You must accept what they left behind, bleach will not work, nothing will. These walls, your walls, they live and breathe. Marks made, lines drawn, they are a part of you now.

Monday, February 01, 2010

As within, so without

There is a map on you. A road map of shining silver outlining everything but the edges. No one really knows where it ends, this map. Or even where it begins. It was made without boundaries or borders. If that was intentional, you can't imagine why.

No one has ever read this map, most people haven't even seen it. Which makes you wonder how useful a map it really is. There is no key, no scale, not a single point of reference. Distance cannot be measured, neither can altitudes. You try to believe it could help someone get somewhere, or at least help someone figure out where here is. You're doubtful though.

Dreaming out loud, you picture it as a tattoo. You imagine someone dipping a finger in an alchemist's silver and swirling shining liquid metal on you, the silent canvas.

Friday, January 29, 2010

Time and time again

There is a place, a no man's land. Neither desert nor deserted, it is simply uninhabited. It is neither foreign nor familiar, no matter how long you stay or how long you stay away when you leave. It is an oasis, a lure, an illusion - depending on the day. It is a full moon - but behind moving clouds.

It is the part of you that belongs to someone else. Given or taken, you do not recall. Does it matter? Does it make a difference?

You want to name this place, draw it on the map, give it a governance. But you can't. Some days you can't even believe it still exists. With reason - some days it doesn't. But that doesn't last.

As much as you would like never and forever to exist here, they do not. You are forced to make do. And yet, you cannot.

Monday, January 25, 2010

At arm's length

It was an ordinary day, or at least it acted like one. But it ended unlike any other. You can still feel the heat, black and infinite, of your act.

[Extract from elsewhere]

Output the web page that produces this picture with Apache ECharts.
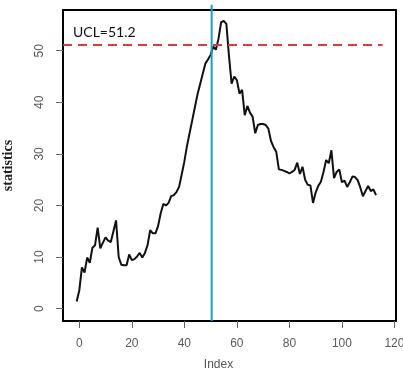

Despite what you thought, your hands were never tied. But how could you remember that? So long ago, you made the smallest gesture, the gesture of a child. Arms behind your back to hide something from the world, a big secret for a small child - fingers crossed, hidden behind you. Both hands.

One for the lies you knew you would have to tell. And one for the hope, the wish, the silent plea, that what was would no longer be.

Sunday, January 17, 2010

Travel far and wide

It is the voyage of truth. The truth that begins as a secret.

Held first by the highest of priestesses, it could only have been trusted with her. Not only did she keep the secret, guard the truth, but she didn't even tell you she knew of its existence.

Split apart, fact from fiction, its next stop was into the hands of Justice, lifetimes later, when the time was right. The past on one side of the scale, the future in the other.

Its final stop, twenty, using Roman numerals, Judgment. Neither fact nor fiction here, an X for both, the truth is found in the middle. No interpretation. Only release and the grace that follows.

Friday, January 15, 2010

It's about time

Unwilling to draw certain conclusions, unable to face certain consequences, you seek out a second opinion. Logical.

Months later, years later, you've got a full collection of second opinions. They are your coin collection, your butterfly box. Shimmering objects whose value is estimated by time and circumstance and rarity. But in the end, despite all those different worths, different species, different colors and shapes and sizes, they are all still coins, just butterflies. In the end, their only value is the truth they held for you.

So what do you next? Every angle of entry has taken you to the same place, every formula has given you the same answer. What do you do when you cannot accept the place, cannot tolerate the answer? There's no choice really. Not when you realize you cannot, will not, spend another day collecting.

You do it. You draw the blasphemous conclusion. You face the heinous circumstances. Bled dry and gutted, you realize you are still whole. The butterflies fly out of the box while the coins melt and pool at your feet.

Tuesday, January 12, 2010

On loan

It is your favorite place to go. It is a magical land where your choices have no consequences and your responsibility remains suspended, mid-air.

You started coming here when you started telling stories. Good stories, woven expertly in the richest fabric. Tapestries, large enough to be hung on the rough stone walls inside a castle. Colors, dyes, organic nuances to paint the illustrations of life and death and love and betrayal seen through your shaded eyes. Flowers and berries and woods and plants, transformed into pure color essence, silent and knowing witnesses to the weave and to the boundaries of blood shed and tears wept.

Nothing here is really yours, not even your experiences. The stories you tell are only that, stories. Meant to entertain and enthrall and then lull to sleep. Do not believe them, no matter how beautiful they are.

It is a land of borrowed time.

Wednesday, January 06, 2010

Reception

You have been welcomed home. There's a wreath on the door, crystals that shine even when it's cloudy. There's a fire inside, you can see the smoke coming out of the chimney. A light is on. You do not know who is home or what they are doing - maybe reading - but you do know you'll go inside.

You don't knock, why would you? This is your home now.

The first thing they say to you when you walk through the door?

Lay down your troubles.

And you do. You lay them down, suitcases of suffering you leave at the doorway. They disappear as you walk towards the kitchen.

Sunday, January 03, 2010

On the nature of moments

You have felt the pace of your life, measured in days and weeks and months and years. Saw it in your mind. You've often asked friends that question, how do you visualize time? It has revealed aspects of their nature, beauty in how they see it, whether their system be organized and linear or intuitive and spiral.

But now you have moved on to moments. Or back. Wherever you are now. The moments feel outside of the pace. Or very deep inside. Wherever they are now.

Lemon slices of time on the rim of your glass.